European cities are likely to host those, with players set to cross at least three time zones mid-Finals.
“They are going to have still two days for resting and adapting,” said Enric Rojas, the CEO of Kosmos Tennis.
Speaking to BBC Sport, he continued: “I can’t see the jet lag at all because there is not that much time difference if we finally go there [Abu Dhabi].”
A five-year deal to host the knock-out stages in Abu Dhabi has been brokered by the International Tennis Federation’s (ITF) commercial partner Kosmos.
The plan was due to be signed off by the ITF Board in Madrid this week, but is now expected to be finalised over the next few weeks.
The 2022 Finals will be a 12-day event, featuring 16 teams, and will begin on Tuesday, 22 November.
Both the group matches and the knock-out stages will be played on indoor hard courts, and players will have two days to acclimatise after taking chartered flights to Abu Dhabi on the night of their final group match.
“Going to four cities for the group stage makes a tremendous amount of sense,” ITF President David Haggerty told BBC Sport.
“It’s going to have that loud passionate audience that we want, that home and away feeling, and I think that’s going to be great.
“I think we want to make sure that wherever we go for the Finals that we have a big base of travelling fans, and I think that’s one of the things that we will be able to do: to make sure that we have subsidies and ways that we can make it easier for those fans to travel, wherever the final location is.”
The organisers say 105,000 people bought tickets for this year’s matches in Madrid and Turin.

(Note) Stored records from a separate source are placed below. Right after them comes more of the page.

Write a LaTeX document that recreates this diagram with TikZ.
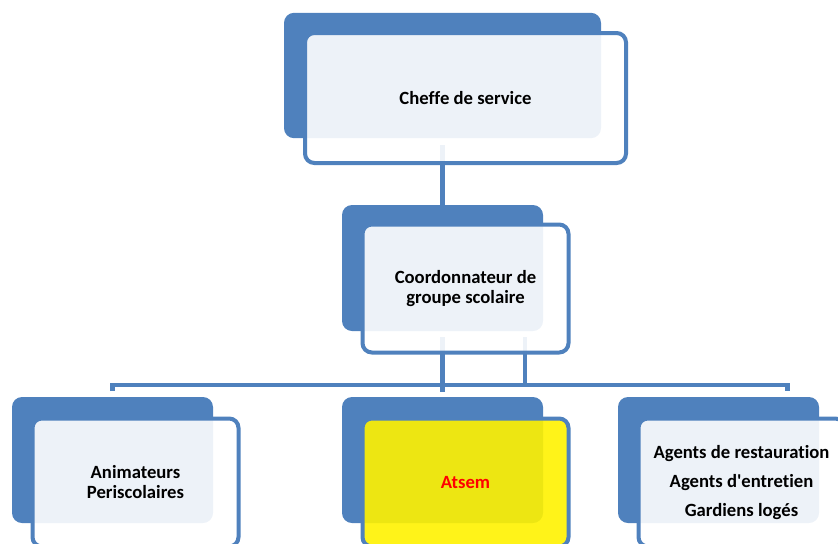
\documentclass[tikz,border=0pt]{standalone}
\usepackage{fontspec}
\setmainfont[Ligatures={NoCommon}]{Carlito}
\usetikzlibrary{calc,backgrounds}
\definecolor{orgblue}{HTML}{4F81BD}
\tikzset{
  backbox/.style={fill=orgblue, rounded corners=7.5pt, minimum width=150.75pt,
    minimum height=94.5pt, inner sep=0pt, outer sep=0pt},
  frontbox/.style={draw=orgblue, line width=3pt, fill=white, fill opacity=0.9,
    text opacity=1, rounded corners=7pt, minimum width=154.5pt, minimum height=96pt,
    inner sep=0pt, outer sep=0pt, align=center,
    font=\bfseries\fontsize{14pt}{15pt}\selectfont},
  link/.style={draw=orgblue, line width=3.25pt}
}

\begin{document}
\begin{tikzpicture}[x=0.75pt, y=-0.75pt]
  \clip (0,0) rectangle (838,543);
  \node[backbox, minimum width=237.75pt, minimum height=94pt] (chefb) at (442.5,75.5) {};
  \node[frontbox, minimum width=240.75pt, minimum height=97.5pt] (chef)
    at ($(chefb)+(23,22.5)$) {Cheffe de service};
  \node[backbox] (coordb) at (442.5,268) {};
  \node[frontbox] (coord) at ($(coordb)+(23,20.5)$) {Coordonnateur de\\groupe scolaire};
  \node[backbox] (animb) at (112.5,460) {};
  \node[frontbox] (anim) at ($(animb)+(23,22.5)$) {Animateurs\\Periscolaires};
  \node[backbox] (atsemb) at (442.5,460) {};
  \node[frontbox, fill=yellow, text=red] (atsem) at ($(atsemb)+(23,22.5)$) {Atsem};
  \node[backbox] (agentsb) at (718.5,460) {};
  \node[frontbox, font=\bfseries\fontsize{14pt}{21.5pt}\selectfont] (agents)
    at ($(agentsb)+(23,22.5)$) {Agents de restauration\\Agents d\textquotesingle entretien\\Gardiens logés};
  \coordinate (aux) at (525,331);
  \coordinate (busr) at (787.5,385);
  \coordinate (stubr) at (787.5,390.5);
  \begin{scope}[on background layer]
    \draw[link, shorten <=5.25pt] (chefb.south) -- (coordb.north);
    \draw[link, shorten <=4.5pt, shorten >=3.75pt] (coordb.south) -- (atsemb.north);
    \draw[link, shorten <=4.5pt] (aux) -- (aux |- busr);
    \draw[link, shorten <=4.5pt] (animb.north) |- (busr) -- (stubr);
  \end{scope}
\end{tikzpicture}
\end{document}
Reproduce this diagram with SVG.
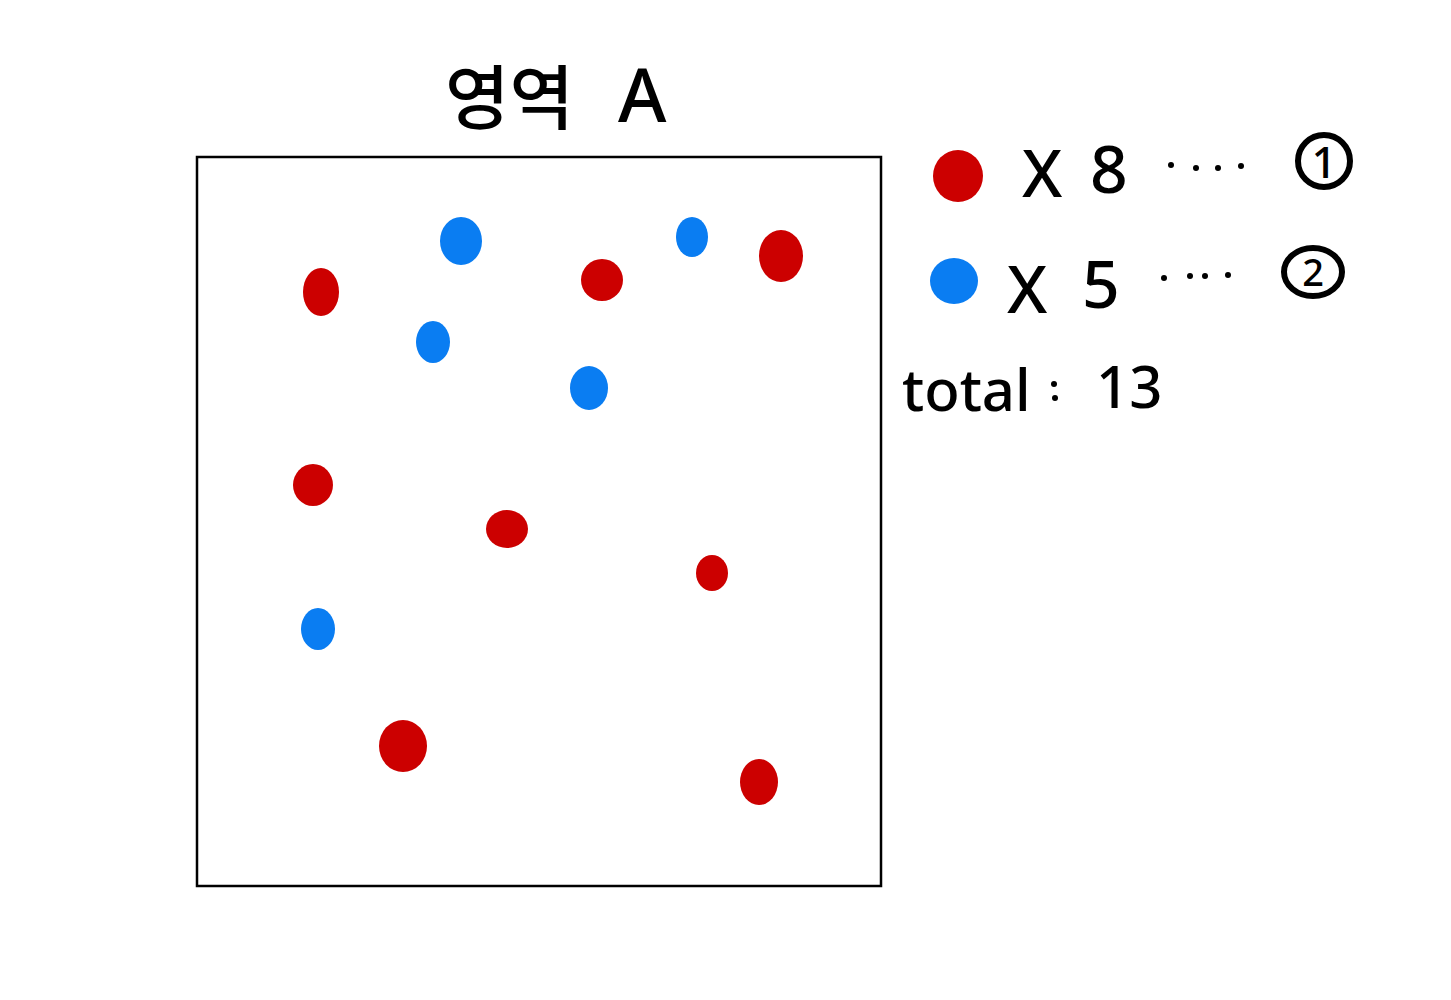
<svg xmlns="http://www.w3.org/2000/svg" width="1451" height="1000" viewBox="0 0 1451 1000">
<style>
.r{fill:#CC0000}
.b{fill:#0A7DF2}
.t{font-family:"Noto Sans","Noto Sans CJK KR",sans-serif;fill:#000;font-weight:500}
.d{fill:#000}
</style>
<rect width="1451" height="1000" fill="#fff"/>
<g id="title">
<text class="t" x="445" y="124" font-size="70">영역</text>
<text class="t" x="618" y="122" font-size="74">A</text>
</g>
<g id="area">
<rect x="197" y="157" width="684" height="729" fill="none" stroke="#000" stroke-width="2.5"/>
</g>
<g id="red-dots">
<ellipse class="r" cx="321" cy="292" rx="18" ry="24"/>
<ellipse class="r" cx="602" cy="280" rx="21" ry="21"/>
<ellipse class="r" cx="781" cy="256" rx="22" ry="26"/>
<ellipse class="r" cx="313" cy="485" rx="20" ry="21"/>
<ellipse class="r" cx="507" cy="529" rx="21" ry="19"/>
<ellipse class="r" cx="712" cy="573" rx="16" ry="18"/>
<ellipse class="r" cx="403" cy="746" rx="24" ry="26"/>
<ellipse class="r" cx="759" cy="782" rx="19" ry="23"/>
</g>
<g id="blue-dots">
<ellipse class="b" cx="461" cy="241" rx="21" ry="24"/>
<ellipse class="b" cx="692" cy="237" rx="16" ry="20"/>
<ellipse class="b" cx="433" cy="342" rx="17" ry="21"/>
<ellipse class="b" cx="589" cy="388" rx="19" ry="22"/>
<ellipse class="b" cx="318" cy="629" rx="17" ry="21"/>
</g>
<g id="legend-red">
<ellipse class="r" cx="958" cy="176" rx="25" ry="26"/>
<text class="t" x="1022" y="197" font-size="66">X</text>
<text class="t" x="1090" y="193" font-size="66">8</text>
<circle class="d" cx="1171" cy="165" r="3"/>
<circle class="d" cx="1196" cy="168" r="3"/>
<circle class="d" cx="1218" cy="168" r="3"/>
<circle class="d" cx="1241" cy="166" r="3"/>
<circle cx="1324" cy="161" r="26" fill="none" stroke="#000" stroke-width="6"/>
<text class="t" x="1324" y="178" font-size="44" font-weight="700" text-anchor="middle">1</text>
</g>
<g id="legend-blue">
<ellipse class="b" cx="954" cy="281" rx="24" ry="23"/>
<text class="t" x="1007" y="313" font-size="66">X</text>
<text class="t" x="1082" y="308" font-size="66">5</text>
<circle class="d" cx="1164" cy="278" r="3"/>
<circle class="d" cx="1190" cy="276" r="3"/>
<circle class="d" cx="1205" cy="276" r="3"/>
<circle class="d" cx="1228" cy="275" r="3"/>
<ellipse cx="1313" cy="272" rx="29" ry="24" fill="none" stroke="#000" stroke-width="6"/>
<text class="t" x="1313" y="286" font-size="38" font-weight="700" text-anchor="middle">2</text>
</g>
<g id="total">
<text class="t" x="902" y="411" font-size="58">total</text>
<circle class="d" cx="1054" cy="384" r="3"/>
<circle class="d" cx="1055" cy="398" r="3"/>
<text class="t" x="1096" y="408" font-size="58">13</text>
</g>
</svg>
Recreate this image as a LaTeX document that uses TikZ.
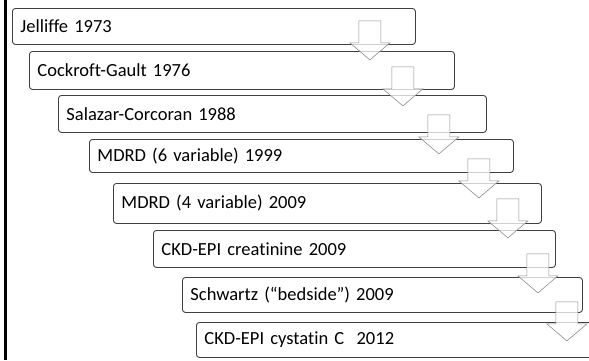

A further 15,000 tickets had been sold in Innsbruck before the event was forced behind closed doors because of the latest Austrian lockdown.
The ITF and Kosmos hope packages provided by sponsors will make flights and accommodation cheaper, but the reality is the event will rely heavily on supporters from the state’s expat communities.
The proposed move was not initially well received by players, with some warning privately they will not be prepared to travel to the Middle East so late in the year.
And Australia’s Davis Cup captain Lleyton Hewitt, a long standing critic of the competition’s new format, thinks the move is “ridiculous”.
“If they are going and selling the soul of the Davis Cup to the Middle East for another five years, they are really killing the competition,” he said in Turin last week.
With Kosmos believed to have lost tens of millions of dollars on the inaugural 2019 Finals in Madrid, something had to change. The fee it will receive from Abu Dhabi will significantly ease its financial burden.
The Russian Tennis Federation and Croatia have already qualified for next year’s Finals as a reward for reaching this year’s title match, which starts at 15:00 GMT on Sunday.
With Serbia and Britain offered wildcards, the final 12 teams will be determined by a round of qualifying ties in early March.
Serbia, featuring world number one Novak Djokovic, lost to Croatia in the semi-finals of this year’s event, while GB were beaten by Germany in the last eight.
“Securing the number one in the world in our Finals, sporting wise, is the right call,” Rojas continued.
“Novak and the Serbian team were extremely committed this year.
“It was a very very tough decision to decide the second wildcard. Wildcards are for securing the best potential teams with some kind of threat of not qualifying, and we thought that having GB secured would be the right decision.”
Both countries have benefitted from wildcards before: Serbia this year, and Leon’s Smith team before the Finals in 2019.
The LTA is understood to be keen to host one of November’s group stages in the UK. The bidding process will formally be launched on 15 December.